— Это потому, что с самого начала они не перенесли могилу Христа на Пер-Лашез>{46}, вместо того, чтобы ездить так далеко и заниматься дележом?
— Они об этом не подумали, Толстяк. И даже если подумали, то предпочли оставить для себя предлог, чтобы соскочить, когда им хотелось развеяться. Для Людовика Святого, к примеру, это было свадебное путешествие. Заметь, что у него там была куча неприятностей, и он был пленён. Но в те времена можно было выкупить свободу. В общем, он неплохо провёл время в Палестине со своей законной.
— Слушай, а он был не таким уж добрым для святого, твой Людовик!
— Почему? — спрашивает Берта.
Его величество Берюрье Первый объясняет:
— Он отправился на войну со своей гражданкой, а вот его славные воины оставили своих баб дома, со всеми их искушениями!
— Ты забываешь про пояс верности, Толстяк!
— Какой ужас! — вскрикивает Берти.
Но Александр-Бенуа не разделяет её чувств. Более того, эта система вызывает в нём некоторые мысли. Чувствуется, что эта варварская деталь нижнего белья ему дорога. Он был бы не прочь, перед тем как отправляться на расследование, запирать целомудрие своей крали на замок, засовывать ключ в карман и накрывать платочком.

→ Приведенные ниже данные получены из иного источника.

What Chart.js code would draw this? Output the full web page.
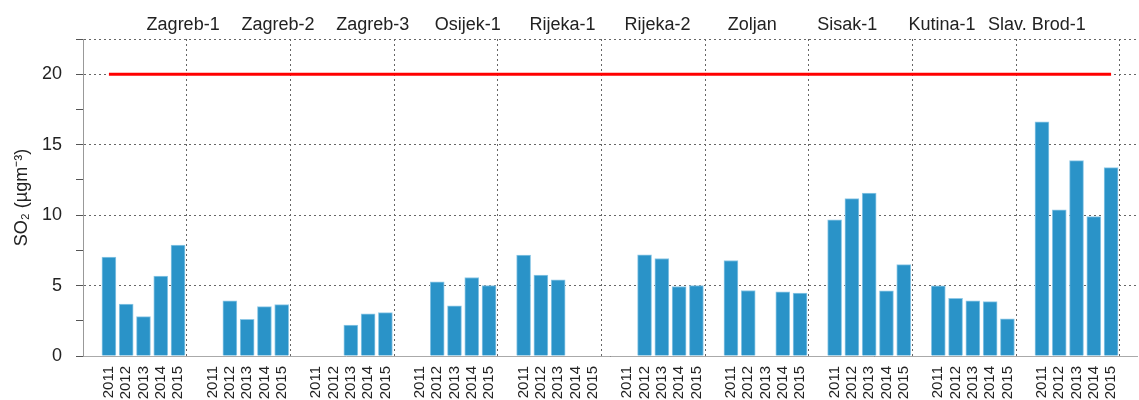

— Наверное, только слесари угощались, — замечает он.
— Да нет, Толстяк. Это были замки с системой повышенной надёжности.
— А если мужика шлёпали? Вдовушка, наверное, требовала от покойного вернуть её личные вещи! Потому что кончить свои дни с волчьим капканом вместо трусов — это невесело! Если ключ терялся, оставалось только повесить табличку: «Закрыто по причине траура».
Он кивает; его пылающие скулы выдают хорошее настроение.
— А что в это время делала Франция?
— Она оказалась под вторым регентством мамаши Бланки!
— Это второе регентство, наверное, было ещё менее прикольным, чем первое, — размышляет Огромный. — Вдова постарела, и она думала о том, что её мальчуган проводит время с её снохой на Филиппинах, и от этого характер у неё становился ещё противнее! Домработницам, наверное, от неё доставалось! Не стоило разбиваться китайским вазам или подгорать фасолевому рагу! И когда же он решил вернуться к своей маман?
— Когда узнал, что она загнулась.
— Неглупый монарх! Святой, но себе на уме! А что он сделал, когда вернулся в Панаму?>{47}
— Он легализовал бордели. И это немалая его заслуга[12].
У Берю на глазах слёзы.
— Милейший человек! Я понимаю, за что его сделали святым, — шепчет он проникновенным голосом. — А что было потом?
— Через несколько лет он отправился в другой Крестовый поход: восьмой и последний. Но там на него свалилась болезнь, и он встретил свою смерть в Тунисе.